Procurado, o arquiteto Eduardo Faust, que assina o projeto de reforma da Igreja Matriz, pontuou que não há uma decisão oficial sobre as obras. "Ainda é cedo para saber se precisaremos ou não demolir o painel. A necessidade de obras ali é inegável, mas só teremos um parecer final sobre como deveremos proceder provavelmente daqui a um mês", explica.
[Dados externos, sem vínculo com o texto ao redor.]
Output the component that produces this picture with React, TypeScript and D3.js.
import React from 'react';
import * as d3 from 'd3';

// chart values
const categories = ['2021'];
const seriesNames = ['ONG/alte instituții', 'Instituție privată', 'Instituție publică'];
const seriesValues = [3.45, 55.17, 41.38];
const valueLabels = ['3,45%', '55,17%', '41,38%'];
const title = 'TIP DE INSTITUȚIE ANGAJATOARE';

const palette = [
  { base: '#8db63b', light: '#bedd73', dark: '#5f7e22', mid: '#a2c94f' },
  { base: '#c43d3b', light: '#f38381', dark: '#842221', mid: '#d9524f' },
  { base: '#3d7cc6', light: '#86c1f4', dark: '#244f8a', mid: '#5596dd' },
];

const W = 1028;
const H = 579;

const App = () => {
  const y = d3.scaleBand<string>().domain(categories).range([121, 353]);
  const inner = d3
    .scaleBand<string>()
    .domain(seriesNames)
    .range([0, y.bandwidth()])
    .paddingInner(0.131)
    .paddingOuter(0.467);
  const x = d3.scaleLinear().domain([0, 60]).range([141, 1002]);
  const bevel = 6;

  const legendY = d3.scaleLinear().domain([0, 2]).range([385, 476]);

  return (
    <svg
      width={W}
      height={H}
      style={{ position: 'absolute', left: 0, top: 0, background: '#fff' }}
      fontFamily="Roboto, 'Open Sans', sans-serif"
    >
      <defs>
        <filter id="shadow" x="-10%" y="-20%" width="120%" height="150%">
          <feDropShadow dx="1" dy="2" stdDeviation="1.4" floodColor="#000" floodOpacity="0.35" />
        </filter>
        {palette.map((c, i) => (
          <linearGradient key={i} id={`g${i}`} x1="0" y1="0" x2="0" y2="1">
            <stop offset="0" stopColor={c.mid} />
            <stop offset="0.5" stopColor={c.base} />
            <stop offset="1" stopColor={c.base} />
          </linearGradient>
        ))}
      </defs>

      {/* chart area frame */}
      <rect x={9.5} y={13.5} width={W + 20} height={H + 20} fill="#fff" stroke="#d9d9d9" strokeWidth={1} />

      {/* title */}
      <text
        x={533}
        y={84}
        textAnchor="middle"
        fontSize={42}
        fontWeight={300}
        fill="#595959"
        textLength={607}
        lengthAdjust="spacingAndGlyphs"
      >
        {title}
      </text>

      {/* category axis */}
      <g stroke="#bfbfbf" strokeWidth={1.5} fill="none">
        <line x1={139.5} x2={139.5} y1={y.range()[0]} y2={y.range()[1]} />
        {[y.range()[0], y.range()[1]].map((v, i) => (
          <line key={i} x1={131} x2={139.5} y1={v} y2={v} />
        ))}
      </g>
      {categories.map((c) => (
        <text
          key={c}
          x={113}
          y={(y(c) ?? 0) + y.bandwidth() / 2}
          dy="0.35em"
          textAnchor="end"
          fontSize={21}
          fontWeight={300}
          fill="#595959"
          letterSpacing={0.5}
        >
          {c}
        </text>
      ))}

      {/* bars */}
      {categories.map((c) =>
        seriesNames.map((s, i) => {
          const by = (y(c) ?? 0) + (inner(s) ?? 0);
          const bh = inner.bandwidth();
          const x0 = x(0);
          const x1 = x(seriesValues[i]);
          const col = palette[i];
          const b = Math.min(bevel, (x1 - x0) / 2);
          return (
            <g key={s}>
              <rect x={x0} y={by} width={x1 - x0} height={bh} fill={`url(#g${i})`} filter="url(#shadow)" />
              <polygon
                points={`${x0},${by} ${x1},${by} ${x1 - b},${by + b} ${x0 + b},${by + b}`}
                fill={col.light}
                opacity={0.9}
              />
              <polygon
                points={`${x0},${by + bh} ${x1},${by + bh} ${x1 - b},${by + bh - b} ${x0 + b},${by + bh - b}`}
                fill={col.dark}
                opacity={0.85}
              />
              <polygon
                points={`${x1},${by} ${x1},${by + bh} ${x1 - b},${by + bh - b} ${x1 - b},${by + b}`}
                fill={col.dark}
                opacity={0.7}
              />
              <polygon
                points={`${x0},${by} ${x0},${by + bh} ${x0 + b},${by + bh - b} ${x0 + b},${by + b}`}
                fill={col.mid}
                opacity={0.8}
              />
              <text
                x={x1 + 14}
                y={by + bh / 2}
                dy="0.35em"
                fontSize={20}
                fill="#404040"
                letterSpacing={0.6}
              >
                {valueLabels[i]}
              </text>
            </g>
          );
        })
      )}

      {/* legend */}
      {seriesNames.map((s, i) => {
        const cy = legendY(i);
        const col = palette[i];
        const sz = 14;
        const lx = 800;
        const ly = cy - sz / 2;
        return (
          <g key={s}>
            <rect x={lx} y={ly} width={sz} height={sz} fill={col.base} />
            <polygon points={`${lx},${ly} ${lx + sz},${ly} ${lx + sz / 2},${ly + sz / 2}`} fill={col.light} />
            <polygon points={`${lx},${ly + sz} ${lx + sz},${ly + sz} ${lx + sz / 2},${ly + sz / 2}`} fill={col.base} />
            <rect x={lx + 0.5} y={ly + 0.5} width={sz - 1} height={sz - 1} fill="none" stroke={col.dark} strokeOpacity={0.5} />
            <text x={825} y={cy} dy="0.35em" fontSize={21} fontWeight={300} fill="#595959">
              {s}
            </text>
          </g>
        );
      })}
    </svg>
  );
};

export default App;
De acordo com o arquiteto, a igreja encontra-se interditada por problemas na cobertura, e para contornar o problema, em seu projeto desenhou uma com maior inclinação, e para sustentá-la criou arcos e reforço nos pilares, distribuindo a carga.

Procurado, Paulo César da Costa Nascimento, pároco da Paróquia Santa Terezinha, informou que não se pronunciaria sobre o assunto, indicando que a reportagem procurasse o bispo diocesano Dom Benedito Gonçalves dos Santos, que, por sua vez, não foi encontrado até o fechamento desta matéria.

 

SAIBA MAIS


PREFEITO EXCOMUNGADO


Essa não foi a primeira vez que a Igreja Matriz de Mirante do Paranapanema se tornou notícia por assuntos religiosos. Conforme conta o jornalista Altino Correia, na época correspondente do jornal "Folha de São Paulo", nos anos 60, o então prefeito José Marcolino Sobrinho, o Zuca, e o presidente da casa de leis, Francisco Ferreira Lima, bem como outros seis vereadores, foram excomungados pela Cúria Diocesana, com base no Direito Canônico. Conforme ele, o ato inédito ocorreu em 12 de abril de 1969, em virtude da desapropriação da praça da Igreja Matriz aprovada pela Câmara Municipal. A igreja defendia seu patrimônio admitindo que a desapropriação estaria ferindo diretamente os dispositivos do Código do Direito Canônico, o qual diz que "se alguém tiver a ousadia de usurpar bens da igreja, móveis ou imóveis, fica excomungado até que devolva integralmente os bens usurpados".